I had early goals as a high school sophomore to move to New York City. I decided to move to a college in the state of New York that was relatively close to a couple of cities. I wanted to travel during my semester breaks. Not only did I travel to Manhattan and the four other boroughs of New York City, but I was able to see Boston, Buffalo, Philadelphia, Atlantic City, Washington, D.C., and a few more.
What are the pros and cons of living in New York City?
The best aspect about New York City is that you will never be bored. There is always a place or a new trend or fad to go and see.
The major con of living in the city is the cost of living. It’s not a gentle dig in your wallet. It’s a concrete driller. People should be expecting to pay rent with most of their monthly salary unless they make more than $70,000 a year. Fifty grand as a salary would be considered borderline.

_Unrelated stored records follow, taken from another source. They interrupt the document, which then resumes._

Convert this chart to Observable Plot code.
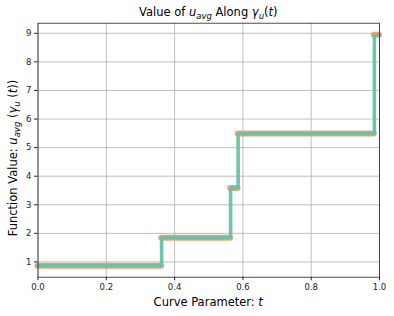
<!DOCTYPE html>
<html>
<head>
<meta charset="utf-8">
<script src="https://cdn.jsdelivr.net/npm/d3@7"></script>
<script src="https://cdn.jsdelivr.net/npm/@observablehq/plot@0.6"></script>
<style>
  html, body { margin: 0; padding: 0; background: #fff; }
  #chart { width: 394px; height: 316px; }
  svg text { font-family: "DejaVu Sans", sans-serif; }
</style>
</head>
<body>
<div id="chart"></div>
<script>
// Step breakpoints (curve parameter t) and the constant value on each interval
const tBreaks = [0, 0.362, 0.564, 0.586, 0.985, 1.0];
const levels = [0.87, 1.85, 3.59, 5.49, 8.95];
const xTicks = [0, 0.2, 0.4, 0.6, 0.8, 1.0];
const yTicks = [1, 2, 3, 4, 5, 6, 7, 8, 9];

const segments = levels.map((v, i) => ({ x1: tBreaks[i], x2: tBreaks[i + 1], y: v }));
const stepPts = levels.map((v, i) => ({ t: tBreaks[i], y: v }));
stepPts.push({ t: tBreaks[tBreaks.length - 1], y: levels[levels.length - 1] });

const W = 394, H = 316;
const mL = 37.5, mR = 15, mT = 22.7, mB = 39.3;

const plot = Plot.plot({
  width: W,
  height: H,
  marginLeft: mL,
  marginRight: mR,
  marginTop: mT,
  marginBottom: mB,
  style: { fontFamily: "DejaVu Sans, sans-serif", fontSize: "8.5px", background: "#fff", overflow: "visible" },
  x: { domain: [0, 1], ticks: xTicks, tickFormat: d3.format(".1f"), label: null },
  y: { domain: [0.466, 9.354], ticks: yTicks, tickFormat: d3.format("d"), label: null },
  marks: [
    Plot.gridX(xTicks, { stroke: "#b0b0b0", strokeOpacity: 1, strokeWidth: 0.8 }),
    Plot.gridY(yTicks, { stroke: "#b0b0b0", strokeOpacity: 1, strokeWidth: 0.8 }),
    Plot.ruleY(segments, { x1: "x1", x2: "x2", y: "y", stroke: "#fc8d62", strokeWidth: 6, strokeLinecap: "round", strokeOpacity: 0.85 }),
    Plot.line(stepPts, { x: "t", y: "y", curve: "step-after", stroke: "#66c2a5", strokeWidth: 3.6, strokeLinejoin: "miter", strokeOpacity: 0.95 }),
    Plot.frame({ stroke: "#222", strokeWidth: 0.8 }),
    Plot.axisX(xTicks, { tickSize: 3.5, tickPadding: 3, fontSize: 8.5, fill: "#222", stroke: "#222", tickFormat: d3.format(".1f"), label: null }),
    Plot.axisY(yTicks, { tickSize: 3.5, tickPadding: 3, fontSize: 8.5, fill: "#222", stroke: "#222", tickFormat: d3.format("d"), label: null })
  ]
});

document.getElementById("chart").appendChild(plot);

// Titles and axis labels with math-style subscripts
const svg = d3.select(plot);
const plotCx = mL + (W - mL - mR) / 2;
const FS = 11.5, SUB = 8.5;

const title = svg.append("text")
  .attr("x", plotCx).attr("y", 16)
  .attr("text-anchor", "middle")
  .attr("font-size", FS).attr("fill", "#000");
title.append("tspan").text("Value of ");
title.append("tspan").attr("font-style", "italic").text("u");
title.append("tspan").attr("font-style", "italic").attr("font-size", SUB).attr("dy", 2.5).text("avg");
title.append("tspan").attr("dy", -2.5).text(" Along ");
title.append("tspan").attr("font-style", "italic").text("γ");
title.append("tspan").attr("font-style", "italic").attr("font-size", SUB).attr("dy", 2.5).text("u");
title.append("tspan").attr("dy", -2.5).text("(");
title.append("tspan").attr("font-style", "italic").text("t");
title.append("tspan").text(")");

const xl = svg.append("text")
  .attr("x", plotCx).attr("y", 306)
  .attr("text-anchor", "middle")
  .attr("font-size", FS).attr("fill", "#000");
xl.append("tspan").text("Curve Parameter: ");
xl.append("tspan").attr("font-style", "italic").text("t");

const yCy = 158;
const yl = svg.append("text")
  .attr("transform", `translate(17,${yCy}) rotate(-90)`)
  .attr("text-anchor", "middle")
  .attr("font-size", FS).attr("fill", "#000");
yl.append("tspan").text("Function Value: ");
yl.append("tspan").attr("font-style", "italic").text("u");
yl.append("tspan").attr("font-style", "italic").attr("font-size", SUB).attr("dy", 2.5).text("avg");
yl.append("tspan").attr("dy", -2.5).text(" (");
yl.append("tspan").attr("font-style", "italic").text("γ");
yl.append("tspan").attr("font-style", "italic").attr("font-size", SUB).attr("dy", 2.5).text("u");
yl.append("tspan").attr("dy", -2.5).text(" (");
yl.append("tspan").attr("font-style", "italic").text("t");
yl.append("tspan").text("))");
</script>
</body>
</html>
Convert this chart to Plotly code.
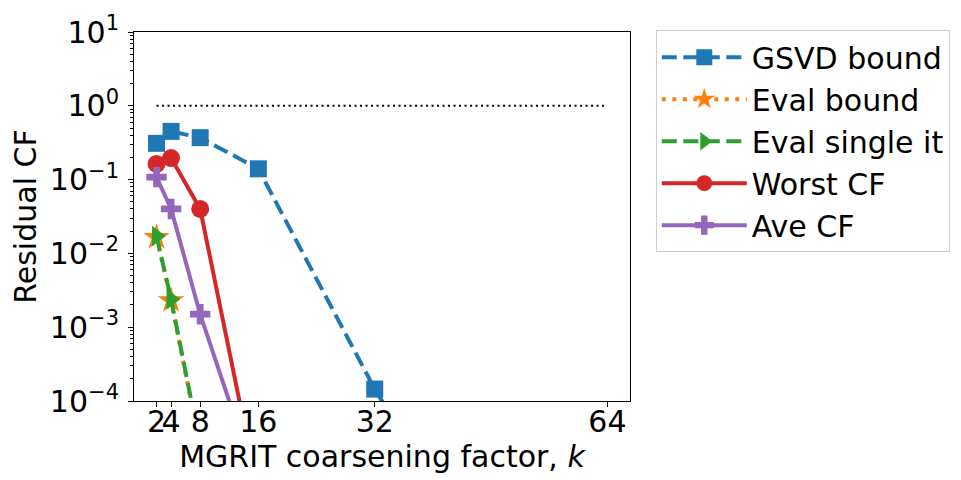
import plotly.graph_objects as go

k = [2, 4, 8, 16, 32, 64]
gsvd_bound = [0.31, 0.45, 0.37, 0.14, 1.45e-4, 1e-9]
eval_bound = [0.0165, 2.3e-3, 2.4e-5, 1e-9, 1e-12, 1e-15]
eval_single = [0.0172, 2.4e-3, 2.5e-5, 1e-9, 1e-12, 1e-15]
worst_cf = [0.163, 0.196, 0.04, 5.6e-6, 1e-9, 1e-12]
ave_cf = [0.108, 0.04, 1.5e-3, 6.6e-6, 1e-9, 1e-12]
ref_x = [2, 64]
ref_y = [1, 1]

y_ticks = [1e-4, 1e-3, 1e-2, 1e-1, 1e0, 1e1]
y_labels = ["10<sup>\u22124</sup>", "10<sup>\u22123</sup>", "10<sup>\u22122</sup>",
            "10<sup>\u22121</sup>", "10<sup>0</sup>", "10<sup>1</sup>"]

FS = 30

fig = go.Figure()
fig.add_trace(go.Scatter(x=ref_x, y=ref_y, mode="lines", showlegend=False,
                         line=dict(color="black", width=2, dash="2px,3.5px")))
fig.add_trace(go.Scatter(x=k, y=gsvd_bound, name="GSVD bound", mode="lines+markers",
                         line=dict(color="#1f77b4", width=4, dash="15px,6.5px"),
                         marker=dict(symbol="square", size=17, color="#1f77b4")))
fig.add_trace(go.Scatter(x=k, y=eval_bound, name="Eval bound", mode="lines+markers",
                         line=dict(color="#ff7f0e", width=4, dash="4px,6.5px"),
                         marker=dict(symbol="star", size=20, color="#ff7f0e")))
fig.add_trace(go.Scatter(x=k, y=eval_single, name="Eval single it", mode="lines+markers",
                         line=dict(color="#2ca02c", width=4, dash="15px,6.5px"),
                         marker=dict(symbol="triangle-right", size=18, color="#2ca02c")))
fig.add_trace(go.Scatter(x=k, y=worst_cf, name="Worst CF", mode="lines+markers",
                         line=dict(color="#d62728", width=4),
                         marker=dict(symbol="circle", size=18, color="#d62728")))
fig.add_trace(go.Scatter(x=k, y=ave_cf, name="Ave CF", mode="lines+markers",
                         line=dict(color="#9467bd", width=4),
                         marker=dict(symbol="cross", size=17, color="#9467bd")))

fig.update_layout(
    width=961, height=480,
    margin=dict(l=126, r=339, t=24, b=87, autoexpand=False),
    plot_bgcolor="white", paper_bgcolor="white",
    font=dict(family="DejaVu Sans", size=FS, color="black"),
    legend=dict(x=1.052, y=1.005, xanchor="left", yanchor="top",
                bordercolor="#d0d0d0", borderwidth=1, font=dict(size=FS),
                tracegroupgap=0, itemwidth=85),
)
fig.update_xaxes(range=[-1.1, 67.1], tickvals=k, ticktext=[str(v) for v in k],
                 tickangle=0, automargin=False, ticklabelstandoff=-11,
                 ticks="outside", ticklen=5, tickcolor="black",
                 showline=True, linecolor="black", linewidth=1, mirror=True,
                 showgrid=False, zeroline=False,
                 title=dict(text="MGRIT coarsening factor, <i>k</i>", standoff=4,
                            font=dict(size=FS)))
fig.update_yaxes(type="log", range=[-4, 1], tickvals=y_ticks, ticktext=y_labels,
                 automargin=False, ticklabelstandoff=3,
                 ticks="outside", ticklen=5, tickcolor="black",
                 minor=dict(ticks="outside", ticklen=3, tickcolor="black", dtick="D1"),
                 showline=True, linecolor="black", linewidth=1, mirror=True,
                 showgrid=False, zeroline=False,
                 title=dict(text="Residual CF", standoff=6, font=dict(size=FS)))

fig.write_html("out.html")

What should a recent grad/twentysomething know about life in your city?
Transportation for the most part is reliable. It’s relatively cheap, but it depends on how often you use it. I use it all the time, so it saves money but not necessarily time. A car wouldn’t make much of a difference on time either, and it is expensive to have a car here. If you plan to stay within the city, you should sell your car and rent one when you plan to do sporadic trips. People with cars have to worry about car insurance, as well as parking and parking fines due to specific rules on specific days and times. If people want to be safe with their cars, then they have to pay for a parking garage, too. It adds up.
The other thing I have to mention about New York City is the food! It’s not as expensive as some people may think. You can find meals under $7. Ramen is huge right now. I’m not talking about the typical college-style ramen, but Japanese gourmet ramen at restaurants that specialize in it (though it can be kind of expensive in Manhattan). There’s a location for any type of food that you can imagine. Italian, Korean, Japanese, Russian, French, Spanish and plenty more are scattered across all five boroughs of New York City.
All in all, the real key to living in the city is patience. I think this actually applies to general life as well.